There is a lot of bad inventory, or weak inventory, or “not great” inventory which is exposed into these real time bidding environments and where the inventory is either sold completely blind -with whatever targeting attributes a demand side platform, for example, can bring to the table – or perhaps little bit of targeting coming from the publisher.

Part of the problem we’ve got is that publishers are so sensitive about the kind of change that could happen in this space that they’re not even willing, in many cases, to experiment with putting the inventory out there in a way that is useful to the buying community. So, until we can get to that point, I think we’re going to continue to have debates and a lot of issues.

And, I think the problem that we’ve got is the power that the individual sales forces have, the amount of say they have in strategic direction of the publishers, and the general concern that those sales forces have about their relevance as a sales person or a sales team in a role going forward and in a world where people can buy without negotiating.

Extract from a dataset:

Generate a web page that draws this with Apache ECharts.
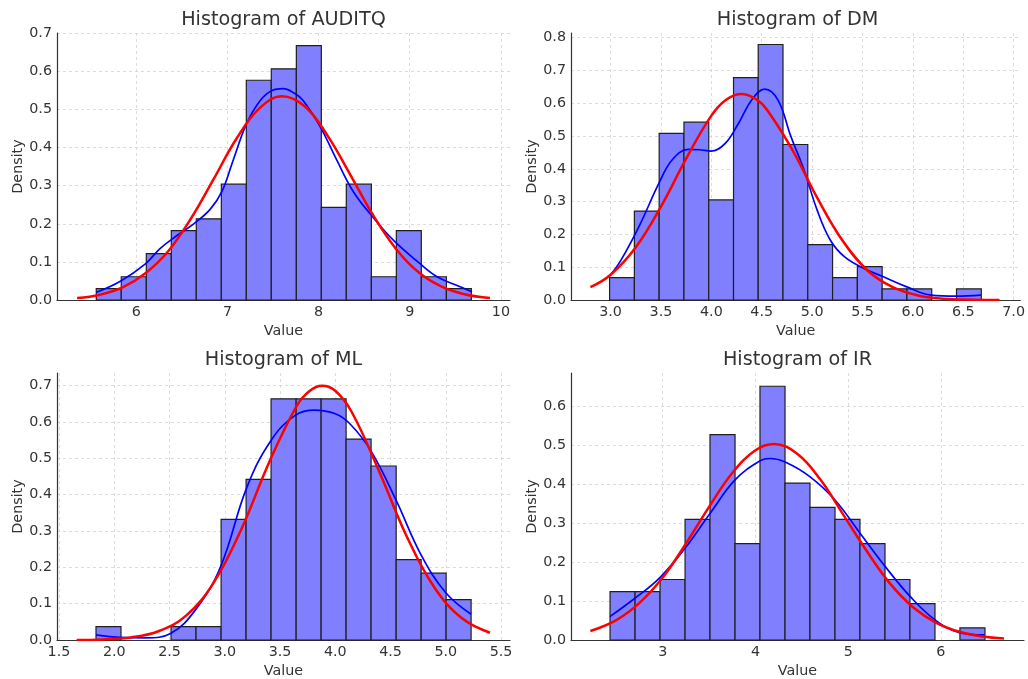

But in reality the role of sales will be in many ways more important – it will be evangelical. It will be about convincing the buyer to put their site into the business rules of the buy such that they’re a must-buy. So even if the inventory isn’t negotiated or taken by sales – and even if the RFP isn’t answered by a sales person, they have a hugely important role to play going forward. But the role will become more strategic, evangelical and will drop all the tactical work like RFP response.

Removing The Risk

Also, the next phase of that is how do publishers make their inventory available programmatically without taking risk on revenue. I actually think what we’ll find – and I’ve done some modeling on this – we’ll find that a lot of inventory will be worth zero, which it almost is today anyway.

But, the most important inventory, the inventory that’s desirable, that’s attributable to desirable audiences, will have a lot of competition. The competition on those audiences will drive the price up. And the brand advertisers won’t mind paying a higher overall price as long as the buys become much more efficient to execute and manage. They don’t want the ‘zero value’ inventory anyway.

Publisher systems have been slow to add in some of the really important things that have to happen, like real time floor pricing on a per impression basis.

Instead of doing inventory prediction so they can sell far in advance, they should be doing inventory prediction that looks at what the likely range of prices is on available inventory over the course of the next 10 minutes, so that they can actually start predicting what the floor price on those impressions should be.

I think we’re in a world where there’s such asymmetry between the goals of the campaign, the value of the inventory, and the willingness of advertisers to pay, that second price auctions are going to cause a lot of problems, especially as we’re growing.

And, where you have one advertiser that’s willing to spend a $50 CPM to reach that impression, or the person behind that impression, and you’ve got another advertiser who’s willing to spend $20 and another advertiser who’s willing to spend $3 and one who’s willing to spend 50 cents, and the gap between the highest priced bid and the second price is significant enough that we’re going to have to figure a few things out.

So, if I were building a publisher-side system right now, I’d be thinking really carefully about that problem because it’s a big problem. And, it’s one that, once you get that solved, then a lot of your concerns go away because you basically are confident that you’re going to be able to get the price that you need in order to move more and more of your inventory into those models.